* [Records]
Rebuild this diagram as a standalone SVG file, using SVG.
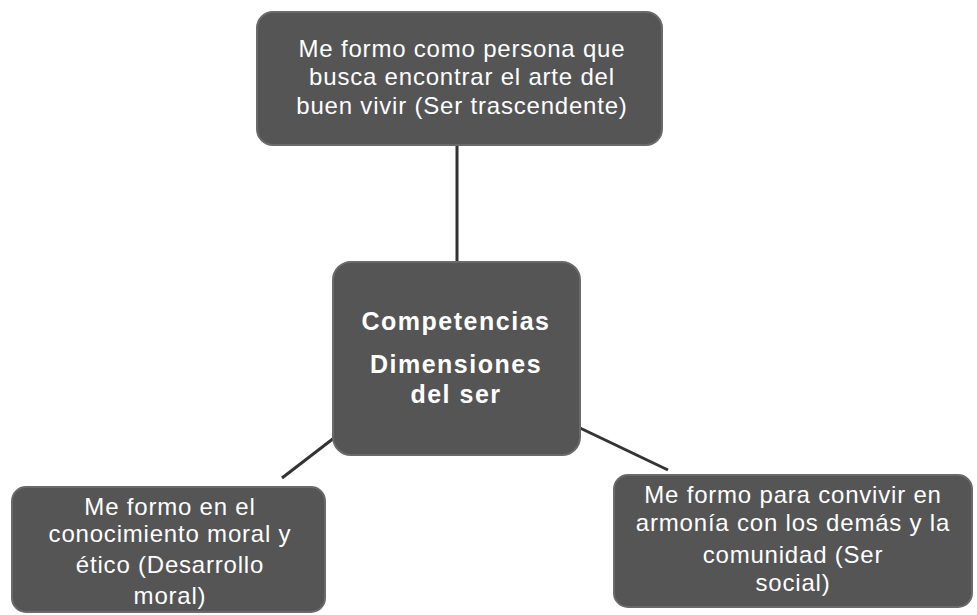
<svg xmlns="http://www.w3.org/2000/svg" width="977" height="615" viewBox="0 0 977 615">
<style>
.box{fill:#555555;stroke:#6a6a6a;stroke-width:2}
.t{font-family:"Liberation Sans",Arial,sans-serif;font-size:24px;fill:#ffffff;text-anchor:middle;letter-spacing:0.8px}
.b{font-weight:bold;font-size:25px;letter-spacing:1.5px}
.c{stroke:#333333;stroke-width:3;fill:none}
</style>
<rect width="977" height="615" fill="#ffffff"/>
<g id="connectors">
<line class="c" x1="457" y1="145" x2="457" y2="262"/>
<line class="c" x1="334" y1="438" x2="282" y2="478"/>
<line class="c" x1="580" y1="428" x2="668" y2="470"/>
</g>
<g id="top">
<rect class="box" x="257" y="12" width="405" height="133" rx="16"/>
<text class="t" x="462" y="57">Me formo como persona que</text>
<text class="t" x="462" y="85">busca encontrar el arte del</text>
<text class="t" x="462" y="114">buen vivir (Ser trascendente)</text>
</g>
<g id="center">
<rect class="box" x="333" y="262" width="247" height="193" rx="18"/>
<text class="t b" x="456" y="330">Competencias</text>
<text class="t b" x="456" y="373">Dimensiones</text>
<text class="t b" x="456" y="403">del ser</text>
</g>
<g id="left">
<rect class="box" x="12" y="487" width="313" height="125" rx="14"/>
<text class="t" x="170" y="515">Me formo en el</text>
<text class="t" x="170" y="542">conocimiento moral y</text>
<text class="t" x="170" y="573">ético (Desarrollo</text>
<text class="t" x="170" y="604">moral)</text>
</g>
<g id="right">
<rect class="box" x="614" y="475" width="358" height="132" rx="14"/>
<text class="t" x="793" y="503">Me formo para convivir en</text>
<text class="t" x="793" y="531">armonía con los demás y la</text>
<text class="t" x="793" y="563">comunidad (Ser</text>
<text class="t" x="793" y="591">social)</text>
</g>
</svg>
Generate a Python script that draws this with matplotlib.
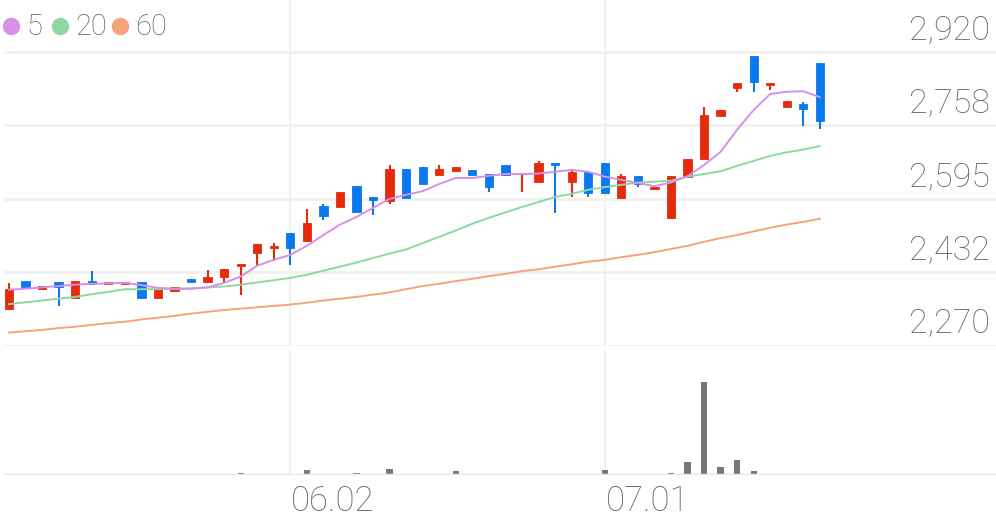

* [To do]
Copy the entries exactly. Leave out the images.

* [Solution]
Rebuild this diagram as a standalone SVG file, using SVG.
<svg xmlns="http://www.w3.org/2000/svg" width="977" height="615" viewBox="0 0 977 615">
<style>
.box{fill:#555555;stroke:#6a6a6a;stroke-width:2}
.t{font-family:"Liberation Sans",Arial,sans-serif;font-size:24px;fill:#ffffff;text-anchor:middle;letter-spacing:0.8px}
.b{font-weight:bold;font-size:25px;letter-spacing:1.5px}
.c{stroke:#333333;stroke-width:3;fill:none}
</style>
<rect width="977" height="615" fill="#ffffff"/>
<g id="connectors">
<line class="c" x1="457" y1="145" x2="457" y2="262"/>
<line class="c" x1="334" y1="438" x2="282" y2="478"/>
<line class="c" x1="580" y1="428" x2="668" y2="470"/>
</g>
<g id="top">
<rect class="box" x="257" y="12" width="405" height="133" rx="16"/>
<text class="t" x="462" y="57">Me formo como persona que</text>
<text class="t" x="462" y="85">busca encontrar el arte del</text>
<text class="t" x="462" y="114">buen vivir (Ser trascendente)</text>
</g>
<g id="center">
<rect class="box" x="333" y="262" width="247" height="193" rx="18"/>
<text class="t b" x="456" y="330">Competencias</text>
<text class="t b" x="456" y="373">Dimensiones</text>
<text class="t b" x="456" y="403">del ser</text>
</g>
<g id="left">
<rect class="box" x="12" y="487" width="313" height="125" rx="14"/>
<text class="t" x="170" y="515">Me formo en el</text>
<text class="t" x="170" y="542">conocimiento moral y</text>
<text class="t" x="170" y="573">ético (Desarrollo</text>
<text class="t" x="170" y="604">moral)</text>
</g>
<g id="right">
<rect class="box" x="614" y="475" width="358" height="132" rx="14"/>
<text class="t" x="793" y="503">Me formo para convivir en</text>
<text class="t" x="793" y="531">armonía con los demás y la</text>
<text class="t" x="793" y="563">comunidad (Ser</text>
<text class="t" x="793" y="591">social)</text>
</g>
</svg>
Generate a Python script that draws this with matplotlib.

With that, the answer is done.